Fantasma porque nenhum dos partidos europeus a que a Esquerda chama fascistas tem, além do nacionalismo e do anti-esquerdismo, as características ideológicas dos fascismos europeus de há cem anos. Nem nenhum destes partidos, estando no poder, suprimiu as liberdades públicas ou a alternância democrática. Giorgia Meloni e os seus “pós-fascistas” Fratelli d’Italia estão no poder há dois anos em Itália e a oposição continua, ninguém restaurou o esquadrismo ou invadiu a Etiópia. Orbán ganhou a maioria nas eleições na Hungria e a oposição existe e a imprensa é livre.
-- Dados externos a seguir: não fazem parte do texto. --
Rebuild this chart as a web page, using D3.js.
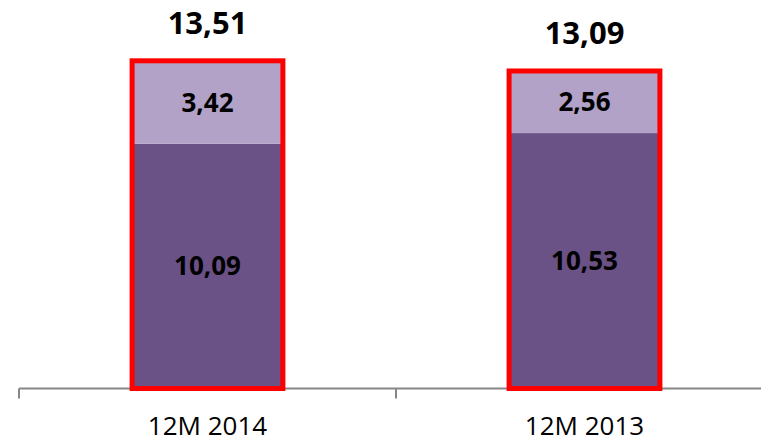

Na Polónia, o Justiça e Paz perdeu as eleições e cedeu o governo à geringonça Tusk do centrismo com o wokismo (que, essa sim, parece estar agora a suprimir liberdades e direitos).

A direita e as direitas nacionalistas, quer os velhos partidos reconvertidos – como os chefiados por Marine e Giorgia , quer os novos que surgiram na Europa (nos Países Baixos, na Suécia, na Áustria) – ganham adeptos e progridem porque as forças dominantes, nomeadamente as da direita dita conservadora, abandonaram os valores nacionais e identitários, reduzindo a política às questões da economia, da fiscalidade e da manutenção do poder, e tolerando ou até apoiando o globalismo e as propostas do wokismo e do fundamentalismo climático.

Claro está que numas eleições deste tipo, que são, no fundo, 577 micro-eleições em que, além do partido ou movimento político, contam muito a personalidade do candidato e o seu enraizamento no círculo eleitoral, o Rassemblement deveria ter tido mais cuidado com a escolha dos seus representantes. De resto, perante as gaffes e as afirmações inaceitáveis de alguns candidatos (como o que, para provar a sua ausência de preconceitos anti-semitas, invocou o dentista judeu a que recorria; e outra que, para mostrar o seu à vontade racial, mencionou a cabeleireira muçulmana), os dirigentes do Rassemblement parecem estar agora conscientes do desacerto de certas escolhas e prontos a aprender com os erros.

De qualquer forma, como salientam alguns analistas, nesta altura, uma vitória dos nacionalistas teria sido uma vitória pírrica: governar com Macron no Eliseu e a Esquerda Insubmissa na rua, aplicar um programa económico difícil sob o controlo do Presidente e contra a força da opinião publicada tinha tudo para ser um golpe decisivo na ascensão e progresso da chamada Extrema Direita.

E a avaliar pelo que a chamada Esquerda (a Esquerda Radical) fez na noite da vitória, podemos imaginar o que faria se tivesse perdido…

A carta

Como que para responder ao desafio de Mélenchon, que o convidara a abandonar o poder, Macron, de partida para a cimeira da NATO em Washington, deixou uma carta aberta “às francesas e aos franceses”, apelando à união dos republicanos. Mas só dos republicanos de bem, não os extremistas da União Nacional nem os da França Insubmissa: afinal, “os blocos e coligações” tinham saído das eleições “todos minoritários”, “Personne ne l’a emporté”, sublinhava o Presidente na carta.

Ora a missiva está a ser muito mal recebida – e não só pelos excluídos. Assim, o socialista Olivier Faure, secretário-geral do PS, reitera a urgência de o Presidente nomear um primeiro-ministro saído da Nova Frente Popular; o “excluído” Mélenchon vê na atitude de Macron “o regresso do veto real ao sufrágio universal” e a “verde” Marine Tondelier considera a recusa do Presidente em aceitar o resultado das urnas “um perigo para o país e para a democracia.” A estes juntam-se as vozes iradas de toda a Esquerda – insubmissa, verde, comunista ou socialista.

No outro extremo da exclusão macroniana, Bardella diz que Macron “organiza a paralisia do país” e Marine Le Pen fala de circo – e de um “circo indigno” – uma vez que o Presidente se prepara agora para excluir os mesmos deputados da Nova Frente Popular que acabou de ajudar a eleger.

E este é só o primeiro episódio do dramático feuilleton com que a França de Macron promete entreter o mundo. À suivre: segundo a última sondagem Odoxa-Backbone para Le Figaro, 73% dos franceses opõem-se a um governo composto exclusivamente por ministros do bloco das esquerdas.

 

Nota: Dada a volatilidade do número de deputados atribuídos pelas diversas fontes aos grandes grupos de Esquerda, Centro e Direita, resultante da consideração de sub-grupos, sigo aqui os resultados oficiais publicados pelo Ministério do Interior francês.